Acho que você já percebeu o caminho de Manu ao longo deste álbum, não é? Neste processo, que tem autoconhecimento e autocuidado, ela também percebe como foi diminuída pelo mercado ao longo da vida. Com o flow delicioso de “Bossa-Nossa”, ela aconselha duas doses de cachaça para quem se leva a sério demais com um pseudo-intelectualismo musical. Ela é sagaz, mas gentil.
“Catarina” foi criada como um presente para a irmã mais nova e talvez seja uma das composições mais amorosas e doces já escritas por Manu. “Meu primeiro amor é a minha irmã”, ela me diz quando conversamos sobre o álbum. Ao mostrar para Lucas, ela ouviu o que também sabia, contudo: não era uma música para “GRACINHA”, esteticamente falando. Só que se “GRACINHA” é a jornada de Manu até aqui, de construção e também de desconstrução. A composição tinha espaço, sim. E assim ela se encaixou.
Não é por acaso que o álbum chegue ao fim com “Cansei”. Neste disco 360º, a última música se conecta com a primeira de modo que ouvi-lo em looping é irresistível. O ouvinte atento perceberá como a primeira música do disco já dizia “Cansei de fazer gracinha”.
“Cansei” é a declaração final de Manu neste álbum, no qual cada pedacinho do disco construiu o caminho para o que ouviremos ali. Mas mais do que um encerramento, é também o início da nova vida de Manu Gavassi. “Cansei”, que fecha o disco, é um grito de libertação.
Foi isso que motivou o choro incontrolável de Manu ao cantar “GRACINHA”. Naquele momento, Lucas pedia para Manu gravar mais uma vez o vocal. “Eu quero que você perca o controle”, ele pediu. “Lucas, eu nunca perco o controle”, ela respondeu. Mas Manu foi lá e perdeu. Trancou o lado racional um pouquinho e cantou com o coração.
É por isso que você ouve uma rouquidão que resvala numa notinha aguda improvável em “GRACINHA” – é imensamente humano este registro, tão humano que queria ouvi-lo sem qualquer instrumentação, só a voz ali.
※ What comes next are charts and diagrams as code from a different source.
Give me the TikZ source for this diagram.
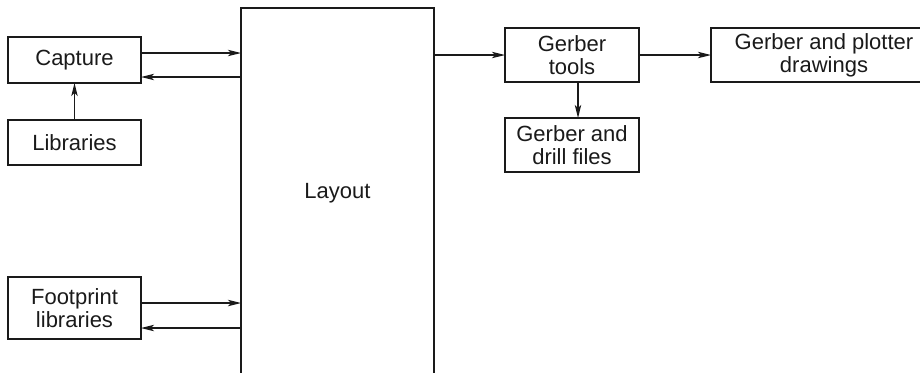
\documentclass[tikz,border=0pt]{standalone}
\usepackage{fontspec}
\setmainfont{Liberation Sans}
\usetikzlibrary{arrows.meta,positioning}
\definecolor{ink}{HTML}{1A1A1A}
\tikzset{
  every node/.style={font=\fontsize{11pt}{11.5pt}\selectfont, text=ink},
  box/.style={draw=ink, line width=0.7pt, fill=white, align=center, outer sep=0pt, inner sep=1pt, minimum width=66.5pt, minimum height=23pt},
  toolbox/.style={box, minimum width=67pt, minimum height=27pt},
  widebox/.style={box, minimum width=113pt, minimum height=27pt},
  layoutbox/.style={box, minimum width=96.5pt, minimum height=185pt},
  arrow/.style={-{Stealth[length=6.5pt,width=3.2pt,inset=1.6pt]}, line width=0.7pt, draw=ink},
}
\begin{document}
\begin{tikzpicture}
\useasboundingbox (0,0) rectangle (460pt,-186pt);
\clip (0,0) rectangle (460pt,-186pt);
\node[box] (capture) at (37.25pt,-30pt) {Capture};
\node[box, below=18.5pt of capture, minimum height=22.5pt] (libs) {Libraries};
\node[box, below=56pt of libs, minimum height=31pt] (footprint) {Footprint\\libraries};
\node[layoutbox, anchor=north west] (layout) at (120.5pt,-4pt) {Layout};
\node[toolbox, anchor=north west] (tools) at (252.5pt,-14pt) {Gerber\\tools};
\node[widebox, right=36pt of tools] (plotter) {Gerber and plotter\\drawings};
\node[toolbox, below=18pt of tools] (drill) {Gerber and\\drill files};
\draw[arrow] (libs) -- (capture);
\draw[arrow] ([yshift=3.5pt]capture.east) -- ([yshift=3.5pt]capture.east -| layout.west);
\draw[arrow] ([yshift=-8.5pt]capture.east -| layout.west) -- ([yshift=-8.5pt]capture.east);
\draw[arrow] ([yshift=2.5pt]footprint.east) -- ([yshift=2.5pt]footprint.east -| layout.west);
\draw[arrow] ([yshift=-10pt]footprint.east -| layout.west) -- ([yshift=-10pt]footprint.east);
\draw[arrow] (tools.west -| layout.east) -- (tools.west);
\draw[arrow] (tools) -- (plotter);
\draw[arrow] ([xshift=3pt]tools.south) -- ([xshift=3pt]drill.north);
\end{tikzpicture}
\end{document}
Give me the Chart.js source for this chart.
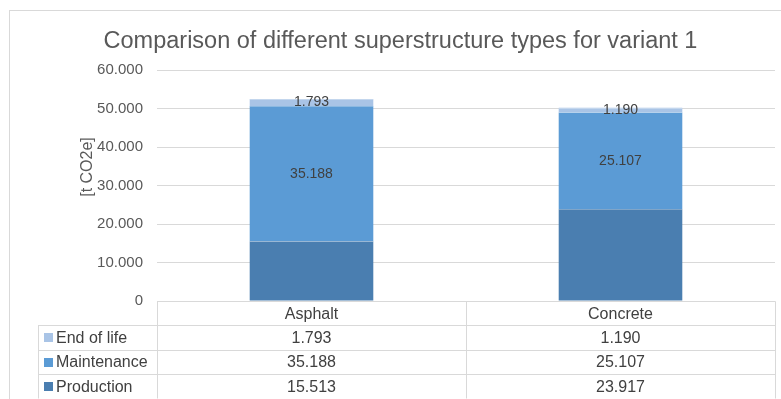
<!DOCTYPE html>
<html>
<head>
<meta charset="utf-8">
<script src="https://cdn.jsdelivr.net/npm/chart.js@4.4.1/dist/chart.umd.min.js"></script>
<style>
  html, body { margin: 0; padding: 0; background: #fff; }
  #wrap { width: 781px; height: 399px; position: relative; }
</style>
</head>
<body>
<div id="wrap"><canvas id="chart"></canvas></div>
<script>
const categories = ["Asphalt", "Concrete"];
const production = [15513, 23917];
const maintenance = [35188, 25107];
const endOfLife = [1793, 1190];
const seriesNames = ["Production", "Maintenance", "End of life"];
const seriesColors = ["#4a7eb0", "#5b9bd5", "#a9c4e6"];
const showLabels = [false, true, true];
const yTicks = [0, 10000, 20000, 30000, 40000, 50000, 60000];

const FONT = "'Liberation Sans', Arial, sans-serif";
const TEXT = "#404040";
const GRID = "#d9d9d9";

// 15513 -> "15.513"
function fmt(v) {
  return String(Math.round(v)).replace(/\B(?=(\d{3})+(?!\d))/g, ".");
}

const frame = {
  id: "frame",
  beforeDraw(chart) {
    const ctx = chart.ctx;
    ctx.save();
    ctx.fillStyle = "#fff";
    ctx.fillRect(0, 0, chart.width, chart.height);
    ctx.strokeStyle = GRID;
    ctx.lineWidth = 1;
    ctx.strokeRect(9.5, 10.5, chart.width + 20, chart.height + 20);
    ctx.restore();
  }
};

const barLabels = {
  id: "barLabels",
  afterDatasetsDraw(chart) {
    const ctx = chart.ctx;
    ctx.save();
    ctx.font = "14px " + FONT;
    ctx.fillStyle = TEXT;
    ctx.textAlign = "center";
    ctx.textBaseline = "middle";
    chart.data.datasets.forEach((ds, i) => {
      const meta = chart.getDatasetMeta(i);
      meta.data.forEach((bar, j) => {
        // thin light seam on top of each segment
        ctx.fillStyle = "rgba(255,255,255,0.3)";
        ctx.fillRect(bar.x - bar.width / 2, Math.round(bar.y), bar.width, 1);
        if (showLabels[i]) {
          ctx.fillStyle = TEXT;
          ctx.fillText(fmt(ds.data[j]), bar.x, (bar.y + bar.base) / 2);
        }
      });
    });
    ctx.restore();
  }
};

const dataTable = {
  id: "dataTable",
  afterDraw(chart) {
    const ctx = chart.ctx;
    const area = chart.chartArea;
    const x = chart.scales.x;
    const n = categories.length;
    const colW = (area.right - area.left) / n;
    const legendLeft = 38;
    const headerH = 23.5;
    const rowH = 24.5;
    const top = Math.round(area.bottom) + 0.5;

    // y axis title
    ctx.save();
    ctx.translate(88, 167);
    ctx.rotate(-Math.PI / 2);
    ctx.font = "16px " + FONT;
    ctx.fillStyle = "#595959";
    ctx.textAlign = "center";
    ctx.textBaseline = "middle";
    ctx.fillText("[t CO2e]", 0, 0);
    ctx.restore();

    ctx.save();
    ctx.strokeStyle = GRID;
    ctx.lineWidth = 1;
    const line = (x1, y1, x2, y2) => {
      ctx.beginPath();
      ctx.moveTo(x1, y1);
      ctx.lineTo(x2, y2);
      ctx.stroke();
    };
    const cols = [];
    for (let i = 0; i <= n; i++) cols.push(Math.round(area.left + i * colW) + 0.5);
    const rows = [top, top + headerH];
    for (let r = 0; r < seriesNames.length; r++) rows.push(top + headerH + (r + 1) * rowH);

    // header row
    line(cols[0], rows[0], cols[n], rows[0]);
    cols.forEach(cx => line(cx, rows[0], cx, rows[rows.length - 1]));
    // body rows
    for (let r = 1; r < rows.length; r++) line(legendLeft + 0.5, Math.round(rows[r]) + 0.5, cols[n], Math.round(rows[r]) + 0.5);
    line(legendLeft + 0.5, rows[1], legendLeft + 0.5, rows[rows.length - 1]);

    ctx.font = "16px " + FONT;
    ctx.fillStyle = TEXT;
    ctx.textBaseline = "middle";
    ctx.textAlign = "center";
    categories.forEach((c, i) => {
      ctx.fillText(c, x.getPixelForValue(i), (rows[0] + rows[1]) / 2 + 1);
    });

    // series rows, top row is the last series
    const series = chart.data.datasets.slice().reverse();
    series.forEach((ds, r) => {
      const cy = (rows[r + 1] + rows[r + 2]) / 2 + 1;
      ctx.fillStyle = ds.backgroundColor;
      ctx.fillRect(44, Math.round(cy - 5), 9, 9);
      ctx.fillStyle = TEXT;
      ctx.textAlign = "left";
      ctx.fillText(ds.label, 56, cy);
      ctx.textAlign = "center";
      ds.data.forEach((v, j) => ctx.fillText(fmt(v), x.getPixelForValue(j), cy));
    });
    ctx.restore();
  }
};

const seriesData = [production, maintenance, endOfLife];

new Chart(document.getElementById("chart"), {
  type: "bar",
  data: {
    labels: categories,
    datasets: seriesNames.map((name, i) => ({
      label: name,
      data: seriesData[i],
      backgroundColor: seriesColors[i],
      borderWidth: 0,
      barPercentage: 0.4,
      categoryPercentage: 1
    }))
  },
  options: {
    responsive: true,
    maintainAspectRatio: false,
    animation: false,
    layout: { padding: { left: 26, right: 6, top: 0, bottom: 98 } },
    plugins: {
      legend: { display: false },
      tooltip: { enabled: false },
      title: {
        display: true,
        text: "Comparison of different superstructure types for variant 1",
        color: "#595959",
        font: { family: FONT, size: 23.5, weight: "normal" },
        padding: { top: 27, bottom: 15 }
      }
    },
    scales: {
      x: {
        stacked: true,
        display: false
      },
      y: {
        stacked: true,
        min: 0,
        max: 60000,
        afterBuildTicks(scale) {
          scale.ticks = yTicks.map(v => ({ value: v }));
        },
        afterFit(scale) {
          scale.width = 131;
        },
        border: { display: false },
        grid: { color: GRID, drawTicks: false },
        ticks: {
          color: "#595959",
          font: { family: FONT, size: 15 },
          padding: 14,
          callback: v => fmt(v)
        }
      }
    }
  },
  plugins: [frame, barLabels, dataTable]
});
</script>
</body>
</html>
Enquanto chorava, Manu entendia o tanto que as críticas recebidas ao longo dos anos (“voz aguda demais”, “voz de princesa”, entre outras coisas) ainda eram carregados por ela. Ela nunca foi imune às críticas – quem é, realmente? –, embora quisesse. E percebeu aquele peso todo ali.
Para Manu, “GRACINHA” é o fim de um capítulo iniciado lá em 2019, quando começou essa jornada e decidiu entender quem ela era. E, principalmente, como ela poderia ser feliz e plena com as próprias inseguranças, medos e imperfeições.
Do receio de errar, de vacilar, de falhar em um single, em um movimento de carreira, Manu Gavassi economizou por tempo demais, como podemos perceber aqui. “GRACINHA”, o álbum, é o registro de mergulho sem que ela saiba exatamente onde ela vai chegar. ‘Eu nunca perco o controle’”, ela disse. Aqui ela se deixou levar. Saltou e foi. E o resultado é libertador. Agora só nos resta aguardar ansiosamente o álbum visual, que contou com a produção da F/SIMAS, escritório que gerencia a carreira da artista e que também atua como produtora de conteúdo no mercado audiovisual. O lançamento será na plataforma de streaming Disney+.
Pedro Antunes é jornalista, crítico de música, colunista, TikToker e entrevistou Manu Gavassi pela primeira vez, tardiamente, em 2019. Mas, desde então, não perde uma chance de fazê-lo de novo.